**Given material:**

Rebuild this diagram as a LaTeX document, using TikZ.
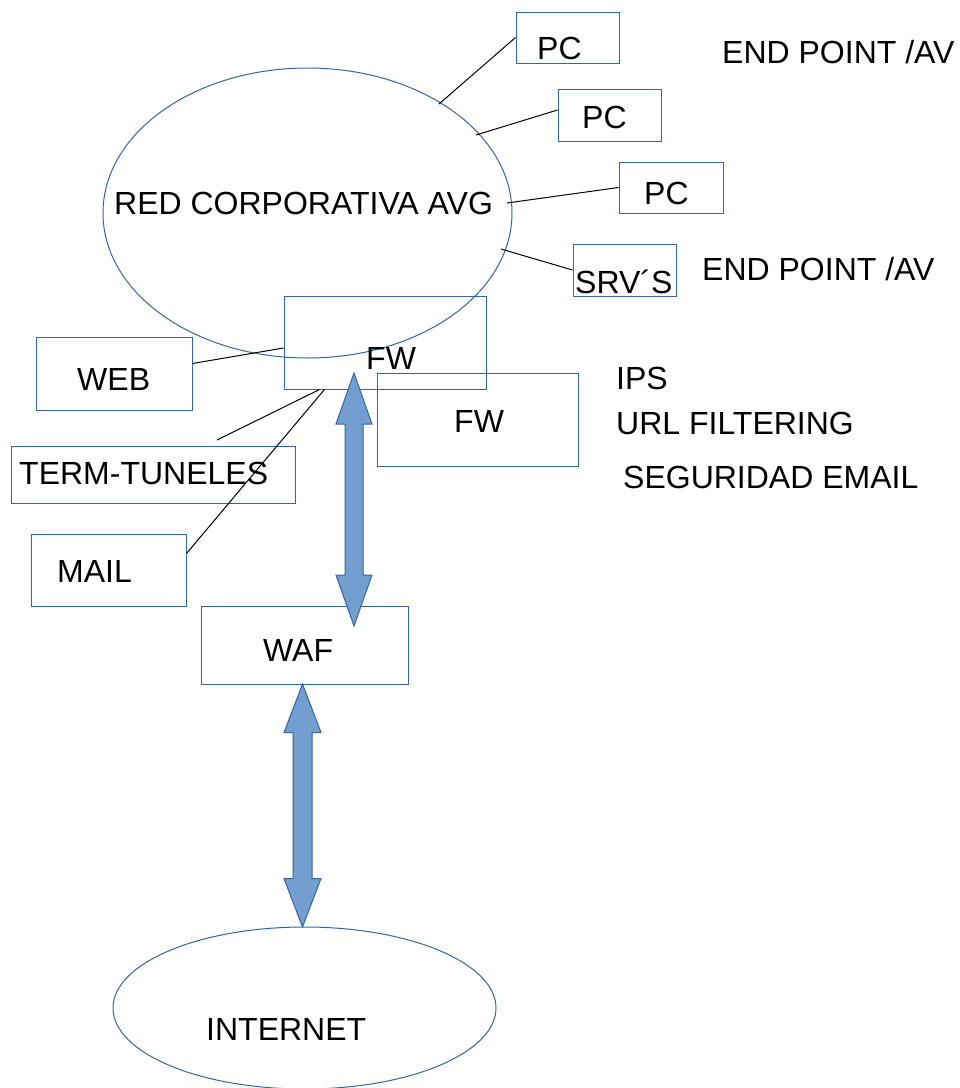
\documentclass[tikz,border=0pt]{standalone}
\usepackage{fontspec}
\setmainfont{Liberation Sans}
\usetikzlibrary{calc,shapes.geometric}
\definecolor{boxline}{HTML}{3465A4}
\definecolor{arrfill}{HTML}{729FCF}
\newcommand\dblarr[5]{% #1 top tip, #2 bottom tip, #3 head half width, #4 shaft half width, #5 head length
  \filldraw[fill=arrfill,draw=boxline,line width=1pt,line join=miter]
    (#1) -- ++(#3,#5) -- ++({#4-#3},0) -- ($(#2)+(#4,-#5)$) -- ++({#3-#4},0) -- (#2)
    -- ++(-#3,-#5) -- ++({#3-#4},0) -- ($(#1)+(-#4,#5)$) -- ++({#4-#3},0) -- cycle;}
\begin{document}
\begin{tikzpicture}[x=1pt,y=-1pt,
  box/.style={draw=boxline,line width=1pt,rectangle,inner sep=0pt},
  oval/.style={draw=boxline,line width=1pt,ellipse,inner sep=0pt},
  txt/.style={anchor=base west,inner sep=0pt,font=\fontsize{32}{38}\selectfont},
  link/.style={draw=black,line width=1pt}]
\useasboundingbox (0,0) rectangle (960,1088);

% ellipses
\node[oval,minimum width=409pt,minimum height=290pt] (red) at (307.5,213) {};
\node[oval,minimum width=383pt,minimum height=162pt] (inet) at (304.5,1008) {};

% boxes
\node[box,minimum width=103pt,minimum height=51pt] (pc1) at (567.5,37.5) {};
\node[box,minimum width=103pt,minimum height=52pt] (pc2) at (609.5,115) {};
\node[box,minimum width=104pt,minimum height=51pt] (pc3) at (671,187.5) {};
\node[box,minimum width=103pt,minimum height=52pt] (srv) at (624.5,270) {};
\node[box,minimum width=202pt,minimum height=93pt] (fw1) at (385,342.5) {};
\node[box,minimum width=201pt,minimum height=93pt] (fw2) at (477.5,419.5) {};
\node[box,minimum width=156pt,minimum height=73pt] (web) at (114,373.5) {};
\node[box,minimum width=284pt,minimum height=57pt] (term) at (153,474.5) {};
\node[box,minimum width=155pt,minimum height=72pt] (mail) at (108.5,570) {};
\node[box,minimum width=207pt,minimum height=78pt] (waf) at (304.5,645) {};

% free ends of connectors
\coordinate (e1) at (439,104);
\coordinate (e2) at (476,135);
\coordinate (e3) at (507,203);
\coordinate (e4) at (501,249);
\coordinate (t1) at (217,440);

% connectors
\draw[link] (e1) -- (pc1.west);
\draw[link] (e2) -- ($(pc2.west)+(0,-5)$);
\draw[link] (e3) -- (pc3.west);
\draw[link] (e4) -- (srv.west);
\draw[link] ($(web.east)+(0,-10)$) -- ($(fw1.west)+(0,5.5)$);
\draw[link] (t1) -- ($(fw1.south west)+(36,0)$);
\draw[link] ($(mail.north east)+(0,20)$) -- ($(fw1.south west)+(41,0)$);

% double arrows
\coordinate (a1t) at (354,373);
\coordinate (a1b) at (354,626);
\coordinate (a2t) at (302.5,684);
\coordinate (a2b) at (302.5,927);
\dblarr{a1t}{a1b}{18}{9}{51}
\dblarr{a2t}{a2b}{18.5}{9.5}{48.5}

% texts
\node[txt] at (114,214) {RED CORPORATIVA AVG};
\node[txt] at (537,59) {PC};
\node[txt] at (582,128) {PC};
\node[txt] at (644,204) {PC};
\node[txt] at (575,293) {SRV´S};
\node[txt] at (722,63) {END POINT /AV};
\node[txt] at (702,280) {END POINT /AV};
\node[txt] at (366,369) {FW};
\node[txt] at (454,432) {FW};
\node[txt] at (77,390) {WEB};
\node[txt] at (19,484) {TERM-TUNELES};
\node[txt] at (57,582) {MAIL};
\node[txt] at (616,389) {IPS};
\node[txt] at (616,434) {URL FILTERING};
\node[txt] at (623,488) {SEGURIDAD EMAIL};
\node[txt] at (263,661) {WAF};
\node[txt] at (206,1040) {INTERNET};
\end{tikzpicture}
\end{document}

**The problem:** Write out the data precisely as given, excluding the pictures.

**Exercise result:**
Rebuild this diagram as a LaTeX document, using TikZ.
\documentclass[tikz,border=0pt]{standalone}
\usepackage{fontspec}
\setmainfont{Liberation Sans}
\usetikzlibrary{calc,shapes.geometric}
\definecolor{boxline}{HTML}{3465A4}
\definecolor{arrfill}{HTML}{729FCF}
\newcommand\dblarr[5]{% #1 top tip, #2 bottom tip, #3 head half width, #4 shaft half width, #5 head length
  \filldraw[fill=arrfill,draw=boxline,line width=1pt,line join=miter]
    (#1) -- ++(#3,#5) -- ++({#4-#3},0) -- ($(#2)+(#4,-#5)$) -- ++({#3-#4},0) -- (#2)
    -- ++(-#3,-#5) -- ++({#3-#4},0) -- ($(#1)+(-#4,#5)$) -- ++({#4-#3},0) -- cycle;}
\begin{document}
\begin{tikzpicture}[x=1pt,y=-1pt,
  box/.style={draw=boxline,line width=1pt,rectangle,inner sep=0pt},
  oval/.style={draw=boxline,line width=1pt,ellipse,inner sep=0pt},
  txt/.style={anchor=base west,inner sep=0pt,font=\fontsize{32}{38}\selectfont},
  link/.style={draw=black,line width=1pt}]
\useasboundingbox (0,0) rectangle (960,1088);

% ellipses
\node[oval,minimum width=409pt,minimum height=290pt] (red) at (307.5,213) {};
\node[oval,minimum width=383pt,minimum height=162pt] (inet) at (304.5,1008) {};

% boxes
\node[box,minimum width=103pt,minimum height=51pt] (pc1) at (567.5,37.5) {};
\node[box,minimum width=103pt,minimum height=52pt] (pc2) at (609.5,115) {};
\node[box,minimum width=104pt,minimum height=51pt] (pc3) at (671,187.5) {};
\node[box,minimum width=103pt,minimum height=52pt] (srv) at (624.5,270) {};
\node[box,minimum width=202pt,minimum height=93pt] (fw1) at (385,342.5) {};
\node[box,minimum width=201pt,minimum height=93pt] (fw2) at (477.5,419.5) {};
\node[box,minimum width=156pt,minimum height=73pt] (web) at (114,373.5) {};
\node[box,minimum width=284pt,minimum height=57pt] (term) at (153,474.5) {};
\node[box,minimum width=155pt,minimum height=72pt] (mail) at (108.5,570) {};
\node[box,minimum width=207pt,minimum height=78pt] (waf) at (304.5,645) {};

% free ends of connectors
\coordinate (e1) at (439,104);
\coordinate (e2) at (476,135);
\coordinate (e3) at (507,203);
\coordinate (e4) at (501,249);
\coordinate (t1) at (217,440);

% connectors
\draw[link] (e1) -- (pc1.west);
\draw[link] (e2) -- ($(pc2.west)+(0,-5)$);
\draw[link] (e3) -- (pc3.west);
\draw[link] (e4) -- (srv.west);
\draw[link] ($(web.east)+(0,-10)$) -- ($(fw1.west)+(0,5.5)$);
\draw[link] (t1) -- ($(fw1.south west)+(36,0)$);
\draw[link] ($(mail.north east)+(0,20)$) -- ($(fw1.south west)+(41,0)$);

% double arrows
\coordinate (a1t) at (354,373);
\coordinate (a1b) at (354,626);
\coordinate (a2t) at (302.5,684);
\coordinate (a2b) at (302.5,927);
\dblarr{a1t}{a1b}{18}{9}{51}
\dblarr{a2t}{a2b}{18.5}{9.5}{48.5}

% texts
\node[txt] at (114,214) {RED CORPORATIVA AVG};
\node[txt] at (537,59) {PC};
\node[txt] at (582,128) {PC};
\node[txt] at (644,204) {PC};
\node[txt] at (575,293) {SRV´S};
\node[txt] at (722,63) {END POINT /AV};
\node[txt] at (702,280) {END POINT /AV};
\node[txt] at (366,369) {FW};
\node[txt] at (454,432) {FW};
\node[txt] at (77,390) {WEB};
\node[txt] at (19,484) {TERM-TUNELES};
\node[txt] at (57,582) {MAIL};
\node[txt] at (616,389) {IPS};
\node[txt] at (616,434) {URL FILTERING};
\node[txt] at (623,488) {SEGURIDAD EMAIL};
\node[txt] at (263,661) {WAF};
\node[txt] at (206,1040) {INTERNET};
\end{tikzpicture}
\end{document}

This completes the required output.